**PROBLEM REQUIREMENTS**
Extract, word for word, every line from the one containing "What Apache ECharts" through the one containing "const chart = echarts.init(document.getElementById('chart'));", with both end lines kept.

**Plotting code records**
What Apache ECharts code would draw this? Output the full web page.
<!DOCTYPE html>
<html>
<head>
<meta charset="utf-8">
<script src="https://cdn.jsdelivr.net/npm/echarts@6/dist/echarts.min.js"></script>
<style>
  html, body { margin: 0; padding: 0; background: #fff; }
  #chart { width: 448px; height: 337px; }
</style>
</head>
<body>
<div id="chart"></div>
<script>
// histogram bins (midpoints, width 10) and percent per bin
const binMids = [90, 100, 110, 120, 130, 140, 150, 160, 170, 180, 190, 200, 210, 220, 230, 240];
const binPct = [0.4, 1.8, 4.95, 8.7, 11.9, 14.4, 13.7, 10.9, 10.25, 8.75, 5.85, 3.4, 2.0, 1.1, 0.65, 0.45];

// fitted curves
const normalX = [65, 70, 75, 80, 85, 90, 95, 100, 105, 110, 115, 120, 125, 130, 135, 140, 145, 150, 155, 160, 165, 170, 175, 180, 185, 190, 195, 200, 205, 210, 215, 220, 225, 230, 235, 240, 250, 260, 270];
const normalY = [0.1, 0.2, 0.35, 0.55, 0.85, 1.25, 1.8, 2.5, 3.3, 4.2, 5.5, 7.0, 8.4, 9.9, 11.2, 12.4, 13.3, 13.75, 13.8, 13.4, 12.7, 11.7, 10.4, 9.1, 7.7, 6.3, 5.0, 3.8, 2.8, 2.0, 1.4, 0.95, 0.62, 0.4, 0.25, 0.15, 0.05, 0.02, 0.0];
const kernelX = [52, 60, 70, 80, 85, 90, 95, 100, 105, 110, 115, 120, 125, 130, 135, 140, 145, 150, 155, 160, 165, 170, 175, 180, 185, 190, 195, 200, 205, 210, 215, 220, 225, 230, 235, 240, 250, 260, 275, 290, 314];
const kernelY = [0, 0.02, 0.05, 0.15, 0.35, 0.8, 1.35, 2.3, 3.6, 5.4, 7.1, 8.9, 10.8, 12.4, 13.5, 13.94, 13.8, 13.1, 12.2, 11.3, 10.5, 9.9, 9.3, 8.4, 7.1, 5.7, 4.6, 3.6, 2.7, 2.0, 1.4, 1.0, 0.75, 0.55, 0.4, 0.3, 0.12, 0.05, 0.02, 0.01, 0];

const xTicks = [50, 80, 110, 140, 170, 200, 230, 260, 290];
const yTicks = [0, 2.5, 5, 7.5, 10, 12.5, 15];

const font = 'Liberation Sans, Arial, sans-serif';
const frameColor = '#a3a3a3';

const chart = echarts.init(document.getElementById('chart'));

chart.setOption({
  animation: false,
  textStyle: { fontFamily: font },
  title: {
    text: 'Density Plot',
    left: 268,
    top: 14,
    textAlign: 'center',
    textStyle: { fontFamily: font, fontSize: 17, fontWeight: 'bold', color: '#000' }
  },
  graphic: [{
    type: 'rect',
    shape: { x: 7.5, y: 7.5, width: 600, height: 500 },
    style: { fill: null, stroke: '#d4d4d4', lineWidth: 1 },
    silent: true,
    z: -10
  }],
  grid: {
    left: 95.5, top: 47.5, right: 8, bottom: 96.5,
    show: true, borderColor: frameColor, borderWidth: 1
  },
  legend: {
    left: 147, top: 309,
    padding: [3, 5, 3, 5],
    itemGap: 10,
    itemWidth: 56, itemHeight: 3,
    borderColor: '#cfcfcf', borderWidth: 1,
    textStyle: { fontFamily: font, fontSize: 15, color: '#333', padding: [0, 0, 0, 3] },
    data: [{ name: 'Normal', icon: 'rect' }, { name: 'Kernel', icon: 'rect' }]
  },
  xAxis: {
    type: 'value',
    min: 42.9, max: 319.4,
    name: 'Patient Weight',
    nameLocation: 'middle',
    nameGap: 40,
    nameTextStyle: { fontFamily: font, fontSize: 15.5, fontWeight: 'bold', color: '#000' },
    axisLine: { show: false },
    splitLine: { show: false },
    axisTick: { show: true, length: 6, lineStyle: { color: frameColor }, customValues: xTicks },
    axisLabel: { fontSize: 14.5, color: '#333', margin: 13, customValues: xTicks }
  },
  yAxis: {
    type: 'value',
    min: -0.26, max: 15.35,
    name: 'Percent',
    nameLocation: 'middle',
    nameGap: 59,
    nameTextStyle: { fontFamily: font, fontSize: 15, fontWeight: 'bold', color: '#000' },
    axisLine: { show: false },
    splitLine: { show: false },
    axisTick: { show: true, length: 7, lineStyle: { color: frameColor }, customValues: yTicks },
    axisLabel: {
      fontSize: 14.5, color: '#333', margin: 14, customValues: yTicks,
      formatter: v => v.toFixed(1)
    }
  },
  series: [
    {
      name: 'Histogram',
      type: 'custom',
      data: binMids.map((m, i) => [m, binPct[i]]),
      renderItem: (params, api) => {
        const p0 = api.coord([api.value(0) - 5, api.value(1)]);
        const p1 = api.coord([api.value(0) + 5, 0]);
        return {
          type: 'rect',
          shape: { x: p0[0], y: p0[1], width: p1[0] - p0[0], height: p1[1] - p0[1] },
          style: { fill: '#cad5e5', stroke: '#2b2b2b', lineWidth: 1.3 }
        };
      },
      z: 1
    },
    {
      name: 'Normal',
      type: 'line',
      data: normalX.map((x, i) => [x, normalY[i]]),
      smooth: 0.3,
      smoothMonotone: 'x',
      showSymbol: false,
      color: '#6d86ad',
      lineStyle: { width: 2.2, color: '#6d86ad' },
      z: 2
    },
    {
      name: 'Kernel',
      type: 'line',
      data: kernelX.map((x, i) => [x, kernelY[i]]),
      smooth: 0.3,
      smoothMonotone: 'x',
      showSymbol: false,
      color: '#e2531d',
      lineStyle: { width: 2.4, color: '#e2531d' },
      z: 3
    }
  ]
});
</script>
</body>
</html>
==
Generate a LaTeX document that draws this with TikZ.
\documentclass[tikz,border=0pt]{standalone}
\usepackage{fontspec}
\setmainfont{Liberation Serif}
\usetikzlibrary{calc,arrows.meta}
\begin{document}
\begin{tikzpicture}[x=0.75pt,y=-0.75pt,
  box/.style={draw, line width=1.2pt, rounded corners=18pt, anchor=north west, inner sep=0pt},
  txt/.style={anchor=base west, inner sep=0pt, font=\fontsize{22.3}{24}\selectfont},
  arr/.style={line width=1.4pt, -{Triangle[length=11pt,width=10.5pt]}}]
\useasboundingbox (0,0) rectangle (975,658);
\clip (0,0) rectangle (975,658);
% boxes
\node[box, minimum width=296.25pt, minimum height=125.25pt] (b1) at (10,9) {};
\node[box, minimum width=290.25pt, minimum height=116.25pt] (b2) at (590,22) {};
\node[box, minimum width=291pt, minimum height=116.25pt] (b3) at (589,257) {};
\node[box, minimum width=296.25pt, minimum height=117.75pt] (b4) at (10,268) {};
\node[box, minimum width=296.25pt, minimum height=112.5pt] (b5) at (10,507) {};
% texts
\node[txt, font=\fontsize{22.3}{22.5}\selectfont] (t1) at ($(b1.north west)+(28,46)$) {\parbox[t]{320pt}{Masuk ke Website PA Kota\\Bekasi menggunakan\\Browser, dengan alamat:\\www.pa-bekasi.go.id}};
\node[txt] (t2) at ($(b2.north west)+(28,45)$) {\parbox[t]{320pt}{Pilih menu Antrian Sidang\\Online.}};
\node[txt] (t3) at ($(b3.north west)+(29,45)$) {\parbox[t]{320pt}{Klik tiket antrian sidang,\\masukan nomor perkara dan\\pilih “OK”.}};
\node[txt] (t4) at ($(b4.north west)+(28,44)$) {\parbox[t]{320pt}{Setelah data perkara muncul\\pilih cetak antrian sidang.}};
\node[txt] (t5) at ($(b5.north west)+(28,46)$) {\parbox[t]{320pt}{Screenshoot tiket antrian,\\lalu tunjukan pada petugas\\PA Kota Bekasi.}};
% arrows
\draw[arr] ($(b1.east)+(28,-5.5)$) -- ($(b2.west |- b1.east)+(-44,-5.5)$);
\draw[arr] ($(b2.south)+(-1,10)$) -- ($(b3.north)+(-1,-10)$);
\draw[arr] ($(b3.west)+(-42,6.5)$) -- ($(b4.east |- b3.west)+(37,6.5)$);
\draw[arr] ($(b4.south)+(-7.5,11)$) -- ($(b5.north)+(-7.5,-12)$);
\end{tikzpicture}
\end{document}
==
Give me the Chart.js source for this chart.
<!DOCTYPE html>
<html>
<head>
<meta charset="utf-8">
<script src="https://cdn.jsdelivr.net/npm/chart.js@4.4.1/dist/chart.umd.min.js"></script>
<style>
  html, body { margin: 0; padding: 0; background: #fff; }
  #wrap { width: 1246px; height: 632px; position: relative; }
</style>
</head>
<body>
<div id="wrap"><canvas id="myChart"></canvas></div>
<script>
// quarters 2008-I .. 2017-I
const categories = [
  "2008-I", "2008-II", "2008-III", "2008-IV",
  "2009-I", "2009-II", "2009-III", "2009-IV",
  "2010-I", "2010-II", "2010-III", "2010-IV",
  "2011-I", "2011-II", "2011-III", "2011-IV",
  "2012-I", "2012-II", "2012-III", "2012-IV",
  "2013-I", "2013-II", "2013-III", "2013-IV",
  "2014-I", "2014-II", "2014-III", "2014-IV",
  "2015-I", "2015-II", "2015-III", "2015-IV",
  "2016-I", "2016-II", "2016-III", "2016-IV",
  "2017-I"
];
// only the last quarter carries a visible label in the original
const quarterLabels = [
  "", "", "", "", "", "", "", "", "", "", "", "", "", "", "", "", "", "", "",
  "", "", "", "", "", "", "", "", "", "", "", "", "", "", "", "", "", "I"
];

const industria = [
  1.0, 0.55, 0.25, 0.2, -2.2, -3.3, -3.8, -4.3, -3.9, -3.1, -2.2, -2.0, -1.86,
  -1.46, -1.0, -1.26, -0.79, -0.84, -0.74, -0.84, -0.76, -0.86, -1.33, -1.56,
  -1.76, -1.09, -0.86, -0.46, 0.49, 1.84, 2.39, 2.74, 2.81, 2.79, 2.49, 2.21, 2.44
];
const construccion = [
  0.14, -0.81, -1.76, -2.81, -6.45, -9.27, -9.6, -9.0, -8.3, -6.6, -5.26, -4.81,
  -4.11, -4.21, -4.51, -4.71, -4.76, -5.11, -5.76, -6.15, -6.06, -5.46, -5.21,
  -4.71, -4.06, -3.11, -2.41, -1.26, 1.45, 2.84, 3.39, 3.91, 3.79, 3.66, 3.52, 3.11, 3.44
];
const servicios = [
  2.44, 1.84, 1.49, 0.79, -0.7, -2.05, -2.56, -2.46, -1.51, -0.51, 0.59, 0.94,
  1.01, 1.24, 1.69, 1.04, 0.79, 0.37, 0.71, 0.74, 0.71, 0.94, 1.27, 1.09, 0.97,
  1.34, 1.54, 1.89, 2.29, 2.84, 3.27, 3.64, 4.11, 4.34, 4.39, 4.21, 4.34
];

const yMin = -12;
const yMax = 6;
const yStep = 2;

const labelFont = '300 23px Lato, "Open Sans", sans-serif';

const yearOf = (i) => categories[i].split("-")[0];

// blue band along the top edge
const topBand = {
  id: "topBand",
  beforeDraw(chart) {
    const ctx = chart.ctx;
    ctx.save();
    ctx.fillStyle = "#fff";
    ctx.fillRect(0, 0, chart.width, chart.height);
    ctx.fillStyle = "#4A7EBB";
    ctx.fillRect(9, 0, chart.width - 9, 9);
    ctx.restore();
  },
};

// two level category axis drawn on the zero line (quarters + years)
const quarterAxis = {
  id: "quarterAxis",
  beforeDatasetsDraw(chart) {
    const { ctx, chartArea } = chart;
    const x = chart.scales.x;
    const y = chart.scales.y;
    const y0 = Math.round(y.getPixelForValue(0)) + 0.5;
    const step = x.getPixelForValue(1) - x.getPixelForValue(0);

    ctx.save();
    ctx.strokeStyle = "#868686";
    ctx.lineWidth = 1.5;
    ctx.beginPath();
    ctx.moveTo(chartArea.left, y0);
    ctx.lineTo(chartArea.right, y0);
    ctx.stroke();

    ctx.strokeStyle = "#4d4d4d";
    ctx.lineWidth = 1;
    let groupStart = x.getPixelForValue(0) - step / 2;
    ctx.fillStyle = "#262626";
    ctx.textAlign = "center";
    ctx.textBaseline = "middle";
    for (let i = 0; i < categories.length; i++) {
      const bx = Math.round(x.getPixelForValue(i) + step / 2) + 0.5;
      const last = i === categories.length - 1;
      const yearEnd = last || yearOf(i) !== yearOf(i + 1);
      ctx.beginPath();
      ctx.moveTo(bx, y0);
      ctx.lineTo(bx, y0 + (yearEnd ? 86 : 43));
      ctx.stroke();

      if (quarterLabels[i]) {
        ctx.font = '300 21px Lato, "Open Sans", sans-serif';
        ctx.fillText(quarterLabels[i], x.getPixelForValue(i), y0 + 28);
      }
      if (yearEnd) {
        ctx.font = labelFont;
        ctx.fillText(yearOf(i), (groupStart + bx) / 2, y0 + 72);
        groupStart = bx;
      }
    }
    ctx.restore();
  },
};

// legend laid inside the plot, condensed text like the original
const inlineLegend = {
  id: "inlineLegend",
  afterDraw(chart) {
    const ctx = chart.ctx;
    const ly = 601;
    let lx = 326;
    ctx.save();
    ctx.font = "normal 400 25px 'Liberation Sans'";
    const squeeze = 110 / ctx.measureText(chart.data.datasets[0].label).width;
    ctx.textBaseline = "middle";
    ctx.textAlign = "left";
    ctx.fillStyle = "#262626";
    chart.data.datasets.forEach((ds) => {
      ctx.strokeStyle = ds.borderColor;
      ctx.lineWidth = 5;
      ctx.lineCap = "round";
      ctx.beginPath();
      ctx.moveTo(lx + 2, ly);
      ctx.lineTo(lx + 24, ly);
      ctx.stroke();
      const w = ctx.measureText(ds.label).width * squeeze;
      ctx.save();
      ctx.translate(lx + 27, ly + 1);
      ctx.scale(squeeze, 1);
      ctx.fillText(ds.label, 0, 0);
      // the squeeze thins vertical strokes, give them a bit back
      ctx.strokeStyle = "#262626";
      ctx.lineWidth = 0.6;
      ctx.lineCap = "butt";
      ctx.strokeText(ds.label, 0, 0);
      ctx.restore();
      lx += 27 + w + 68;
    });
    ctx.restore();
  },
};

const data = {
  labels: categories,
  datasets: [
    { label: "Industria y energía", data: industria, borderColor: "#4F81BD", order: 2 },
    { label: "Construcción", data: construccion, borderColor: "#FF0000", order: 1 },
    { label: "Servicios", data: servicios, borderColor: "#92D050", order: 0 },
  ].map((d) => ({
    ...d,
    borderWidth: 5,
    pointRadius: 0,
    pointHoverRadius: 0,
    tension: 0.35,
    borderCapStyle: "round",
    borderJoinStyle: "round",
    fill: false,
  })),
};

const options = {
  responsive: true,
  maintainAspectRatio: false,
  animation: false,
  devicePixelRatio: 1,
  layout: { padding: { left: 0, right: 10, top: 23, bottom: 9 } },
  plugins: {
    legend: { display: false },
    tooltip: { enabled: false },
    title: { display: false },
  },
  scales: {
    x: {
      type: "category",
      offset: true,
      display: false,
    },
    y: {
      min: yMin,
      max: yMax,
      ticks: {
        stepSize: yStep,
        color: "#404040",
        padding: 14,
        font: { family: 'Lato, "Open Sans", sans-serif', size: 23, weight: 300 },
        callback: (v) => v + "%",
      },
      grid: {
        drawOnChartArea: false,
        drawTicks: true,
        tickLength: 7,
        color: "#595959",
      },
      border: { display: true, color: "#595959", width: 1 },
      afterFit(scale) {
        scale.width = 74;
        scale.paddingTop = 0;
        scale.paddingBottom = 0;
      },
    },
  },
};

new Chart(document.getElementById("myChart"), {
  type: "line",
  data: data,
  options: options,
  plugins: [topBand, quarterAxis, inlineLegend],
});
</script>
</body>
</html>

**OUTPUT OF THE EXERCISE**
What Apache ECharts code would draw this? Output the full web page.
<!DOCTYPE html>
<html>
<head>
<meta charset="utf-8">
<script src="https://cdn.jsdelivr.net/npm/echarts@6/dist/echarts.min.js"></script>
<style>
  html, body { margin: 0; padding: 0; background: #fff; }
  #chart { width: 448px; height: 337px; }
</style>
</head>
<body>
<div id="chart"></div>
<script>
// histogram bins (midpoints, width 10) and percent per bin
const binMids = [90, 100, 110, 120, 130, 140, 150, 160, 170, 180, 190, 200, 210, 220, 230, 240];
const binPct = [0.4, 1.8, 4.95, 8.7, 11.9, 14.4, 13.7, 10.9, 10.25, 8.75, 5.85, 3.4, 2.0, 1.1, 0.65, 0.45];

// fitted curves
const normalX = [65, 70, 75, 80, 85, 90, 95, 100, 105, 110, 115, 120, 125, 130, 135, 140, 145, 150, 155, 160, 165, 170, 175, 180, 185, 190, 195, 200, 205, 210, 215, 220, 225, 230, 235, 240, 250, 260, 270];
const normalY = [0.1, 0.2, 0.35, 0.55, 0.85, 1.25, 1.8, 2.5, 3.3, 4.2, 5.5, 7.0, 8.4, 9.9, 11.2, 12.4, 13.3, 13.75, 13.8, 13.4, 12.7, 11.7, 10.4, 9.1, 7.7, 6.3, 5.0, 3.8, 2.8, 2.0, 1.4, 0.95, 0.62, 0.4, 0.25, 0.15, 0.05, 0.02, 0.0];
const kernelX = [52, 60, 70, 80, 85, 90, 95, 100, 105, 110, 115, 120, 125, 130, 135, 140, 145, 150, 155, 160, 165, 170, 175, 180, 185, 190, 195, 200, 205, 210, 215, 220, 225, 230, 235, 240, 250, 260, 275, 290, 314];
const kernelY = [0, 0.02, 0.05, 0.15, 0.35, 0.8, 1.35, 2.3, 3.6, 5.4, 7.1, 8.9, 10.8, 12.4, 13.5, 13.94, 13.8, 13.1, 12.2, 11.3, 10.5, 9.9, 9.3, 8.4, 7.1, 5.7, 4.6, 3.6, 2.7, 2.0, 1.4, 1.0, 0.75, 0.55, 0.4, 0.3, 0.12, 0.05, 0.02, 0.01, 0];

const xTicks = [50, 80, 110, 140, 170, 200, 230, 260, 290];
const yTicks = [0, 2.5, 5, 7.5, 10, 12.5, 15];

const font = 'Liberation Sans, Arial, sans-serif';
const frameColor = '#a3a3a3';

const chart = echarts.init(document.getElementById('chart'));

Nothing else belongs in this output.